3 Problems with quantification
One of the main problems with the medicalisation of death and dying is the idea that science has all the answers. Illness and dying carry the same degree of unpredictability and uncertainty as all everyday life events. So when service providers draw on medical knowledge and experience to offer some certainty and in one way to quantify the dying experience, it can be difficult to challenge. Indeed, there is a tension between wanting certainty and hoping for things to be different. Campaigner and mother of three Jane Tomlinson was diagnosed with terminal cancer in 2000 and told she had approximately 12 months to live. However, over the next seven years she completed various marathons and long-distance runs, undertook triathlons and cycled across the USA, until her death in September 2007. Astounding the medical professionals who had delivered the terminal diagnosis, her individual achievements stand as a well-known example of the unpredictability of medical prognosis and the dying period. Another example comes from our researchers’ experience of conducting research on end-of-life care, where only 10% of the people in a study died within the year of the study, despite all being identified as likely to be in their last year of life (Borgstrom, 2014).

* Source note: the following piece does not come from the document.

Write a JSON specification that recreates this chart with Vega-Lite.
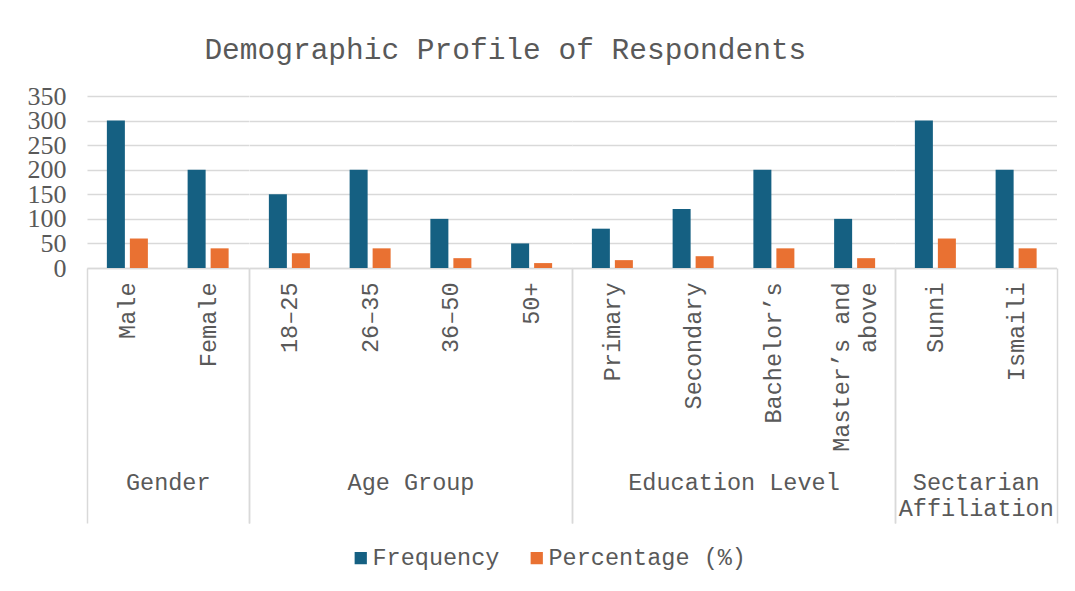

In addition, human beings are not machines that respond in predictable, impartial ways to their situation and environment(s), so what of the unquantifiable elements of being human? In particular, what account is taken of the emotional component and how it plays a significant part in the experience of health, illness and dying? When someone is dying, the relationship between the health care professional(s) and the dying person is extremely important, in terms of not only the control of bodily death, but also emotional responses. This is especially the case if the dying person is in a public setting such as a hospital, where extreme emotional displays could be distressing for other patients, visitors and staff. The control of emotion by professionals as part of their role is sometimes called emotional labour, a term first used by Arlie Hochschild (1983) in her study of the way airline crews had to present a pleasant manner to their customers no matter how they felt.
Furthermore, when undertaking emotional labour, not only do professionals need to control their own emotional reactions, they also have to manage other people's, which Hochschild called emotion work. Emotion work has been criticised in professional contexts for controlling the customer/patient/client's visible response to their experience. In the context of this course, the emotion work that is undertaken by medical professionals is an example of the application of medical authority in dying. In the most extreme cases, dying people can be sedated to quieten, even to silence, their strong emotional reactions to dying, such as those described by the sociologist Julia Lawton (2000) in her ethnography of death in a hospice. This upholds one view that death should be a peaceful and controlled event, reminiscent of the concept of the good and ‘tamed’ death.
Taking a more policy-orientated view of quantifying the dying process, however, boundaries for treatment need to be drawn somewhere to ensure that there is equality and efficiency in access to and provision of health care services. When this course was first written in 2008, the problem of limits and cut-off points for treatment has been most commonly seen in discussions about access to drugs, such as the National Institute for Health and Clinical Excellence (2007) guidelines on access to donepezil, galantamine, rivastigmine and memantine for people suffering from moderate Alzheimer's disease. When this course was updated in 2020 during the COVID-19 pandemic, there were public discussions around how clinicians decide who can and will be admitted to intensive care units and a wide-scale engagement to sign DNACPRs. These reflect the medicalised tension of balancing the needs of the individual against the fair distribution of resources to the collective dying community.
This dilemma of the individual versus the collective is reflected in the UK in health institutions, such as hospitals, that have to be overtly accountable to the electorate. Hospices, although usually funded through a combination of the state and charity, also have to be able to provide a fair and equal service to all. This is the case from the ideological basis of the health care setting through to the everyday activity on the ward. When someone is dying, therefore, it can be an extremely challenging act of negotiation between the dying person, the medical professionals, the administrative staff of the facility and the family. Medical intervention can take control away from the dying person and control their dying.